Youth unemployment has been rising, reaching a double-digit figure by last year. This year, it climbed to 13.9% in July after the MCO was lifted and remains at 13.7% in August. In real numbers, that means over 700,000 Malaysians are jobless.
Addressing this growing problem is even more urgent, given the impact of the pandemic.
According to REFSA Visiting Fellow Hafiz Noor Shams, the government still has the financial ability to continue targeted spending, especially on strengthening the workforce.
“The government has the fiscal space to support jobs and livelihoods in the short term.”
In a full policy brief entitled “Budget 2021: Ushering in the New Economic Paradigm”, REFSA has outlined why it recommends resuming the Malaysia@Work scheme.
“The programme works by encouraging private firms to create new jobs for fresh graduates by cheapening hiring costs and raising wages for fresh graduates toward living wages.
“The programme should run for five years, targeting to create 132,000 new jobs for graduates. Given the estimated number of jobs, the programme would likely cost the government approximately RM1.5 billion over five years, or RM304 million yearly on average, without accounting for administrative costs.
“The Employees Provident Fund (EPF) had been preparing to launch the programme in the first half of 2020, therefore, it should be able to get it off the ground relatively quickly.”
“Although the economic conditions are dire, they also afford a unique opportunity, in the form of additional fiscal space, to support jobs and income in the short term, and to kickstart the transition to a greener, more sustainable and more equitable economy in the longer term,” the report concluded.
On the other hand, keeping Malaysians employed also needs businesses to stay afloat to provide jobs.
Provide 1-to-1 tax credits to SMEs
The Department of Statistics Malaysia found that over 80% of businesses in Malaysia required financial assistance or subsidies to manage the effects of Covid-19. Budget 2021 will need to provide ways to keep businesses afloat and continue to create jobs to help Malaysians keep their livelihood.
“There are a couple of areas where help and support from the government can make a meaningful impact to the SMEs,” PwC Malaysia Entrepreneurial and Private Business Lead Partner, Fung Mei Lin points out where government assistance is needed.

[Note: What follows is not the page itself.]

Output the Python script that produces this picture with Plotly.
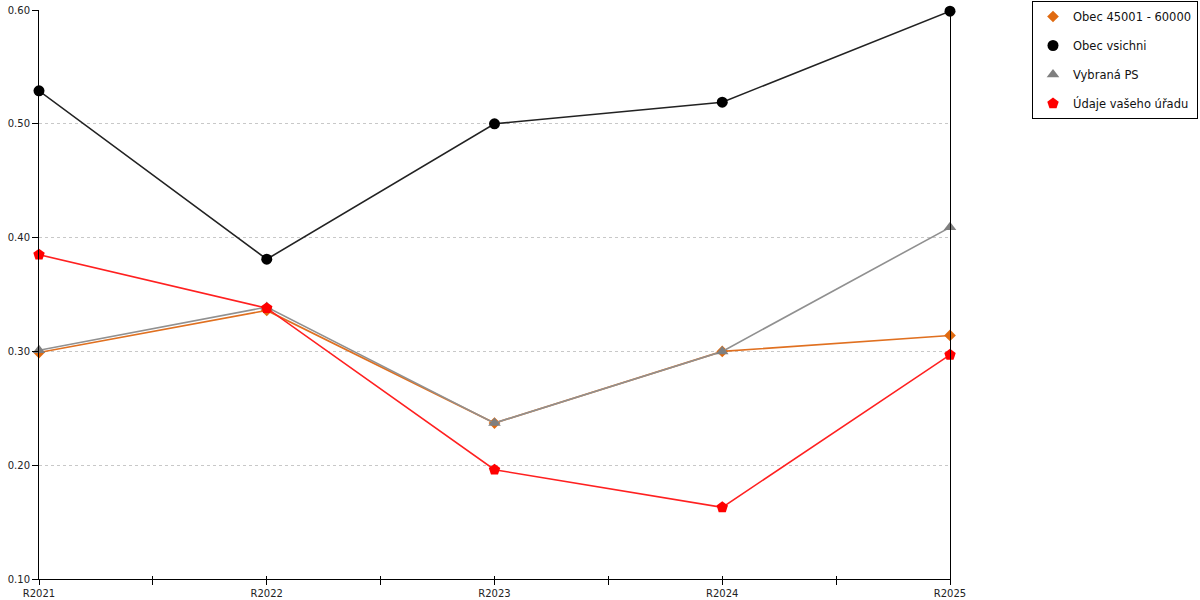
import plotly.graph_objects as go

# Years on the x axis and the four series
years = ["R2021", "R2022", "R2023", "R2024", "R2025"]

obec_45001_60000 = [0.299, 0.336, 0.237, 0.300, 0.314]
obec_vsichni = [0.529, 0.381, 0.500, 0.519, 0.599]
vybrana_ps = [0.301, 0.339, 0.237, 0.300, 0.409]
udaje_uradu = [0.385, 0.338, 0.196, 0.163, 0.297]

y_ticks = [0.10, 0.20, 0.30, 0.40, 0.50, 0.60]

x_pos = list(range(len(years)))

series = [
    ("Obec 45001 - 60000", obec_45001_60000, "#e07020", "#e06a10", "diamond", 9),
    ("Obec vsichni", obec_vsichni, "#222222", "#000000", "circle", 11),
    ("Vybraná PS", vybrana_ps, "#909090", "#7f7f7f", "triangle-up", 11),
    ("Údaje vašeho úřadu", udaje_uradu, "#ff2020", "#ff0000", "pentagon", 12),
]

fig = go.Figure()
for i, (name, vals, lc, mc, sym, size) in enumerate(series):
    # line without legend entry, markers carry the legend symbol
    fig.add_trace(go.Scatter(
        x=x_pos, y=vals, name=name, mode="lines",
        line=dict(color=lc, width=1.6), showlegend=False,
        legendgroup="g%d" % i, hoverinfo="skip",
    ))
    fig.add_trace(go.Scatter(
        x=x_pos, y=vals, name=name, mode="markers",
        marker=dict(color=mc, symbol=sym, size=size),
        cliponaxis=False, legendgroup="g%d" % i,
    ))

# ticks at categories and half-way points
tick_vals = [v / 2 for v in range(2 * len(years) - 1)]
tick_text = [years[int(v)] if v == int(v) else "" for v in tick_vals]

fig.update_layout(
    width=1200, height=600,
    margin=dict(l=39, r=250, t=10, b=21, autoexpand=False),
    paper_bgcolor="white", plot_bgcolor="white",
    font=dict(family="DejaVu Sans", size=10, color="#222222"),
    showlegend=True,
    legend=dict(
        x=(1198 - 39) / 911, y=1 + 9 / 569, xanchor="right", yanchor="top",
        bordercolor="black", borderwidth=1, font=dict(size=11.5, color="#111111"),
        tracegroupgap=10, itemwidth=30,
    ),
    xaxis=dict(
        range=[0, len(years) - 1], tickvals=tick_vals, ticktext=tick_text,
        ticks="outside", ticklen=5, tickcolor="black", showgrid=False,
        showline=True, linecolor="black", linewidth=1, zeroline=False,
        automargin=False,
    ),
    xaxis2=dict(
        range=[0, len(years) - 1], tickvals=tick_vals, overlaying="x",
        ticks="inside", ticklen=3, tickcolor="black", showticklabels=False,
        showgrid=False, showline=False, zeroline=False, side="bottom",
    ),
    yaxis=dict(
        range=[0.10, 0.60], tickvals=y_ticks, tickformat=".2f",
        ticks="outside", ticklen=6, tickcolor="black",
        showline=True, linecolor="black", linewidth=1, mirror=True,
        showgrid=True, gridcolor="#c8c8c8", griddash="dot", gridwidth=1,
        zeroline=False, automargin=False,
    ),
)

# dummy trace so the overlay axis with inner tick halves is drawn
fig.add_trace(go.Scatter(x=[0], y=[0.1], xaxis="x2", mode="markers",
                         marker=dict(opacity=0), showlegend=False,
                         hoverinfo="skip"))

# drop the default page margin so the figure sits at the window corner
fig.write_html("out.html", config={"displayModeBar": False},
               post_script="document.body.style.margin='0';")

“Provide 1-to-1 tax credits to SMEs,” Fung said that previously these tax incentives were restricted to manufacturers that have invested in technology like purchasing of Point-Of-Sale systems or IT hardware to drive their business.
“Most SMEs may not have profits this year or even next year to utilise the tax credits, therefore the tax credits should not have an expiry date to allow the SMEs time to continue investing and growing in this challenging environment.” – PwC Malaysia Partner, Fung Mei Lin
Fung also suggest the government offer double deduction for companies that invest in going digital. “Like for SMEs that adopt, say, cloud-based solutions for collaboration and efficiency,” she points out that this can help SMEs in their cash outflow as well as encourage adoption of new technology.
Adding her insights about how Budget 2021 can help SMEs, PwC’s Lim also suggests that the government provide tax incentives for companies to invest in programmes for reskilling and upskilling, especially for areas with high unemployment like tourism, hospitality and services industries.
“Allocations can perhaps be made for programmes that facilitate reskilling and upskilling of the hospitality workforce during this downtime,” Lim points out that this will help them stay relevant post-pandemic.
“Additionally, the government can consider having such expenses incurred on training programmes for the hospitality workforce to be claimed as double tax deduction.”
When Budget 2021 is finally tabled, the government will urgently need to address how to keep Malaysians employed and create more jobs despite the challenging economic outlook ahead.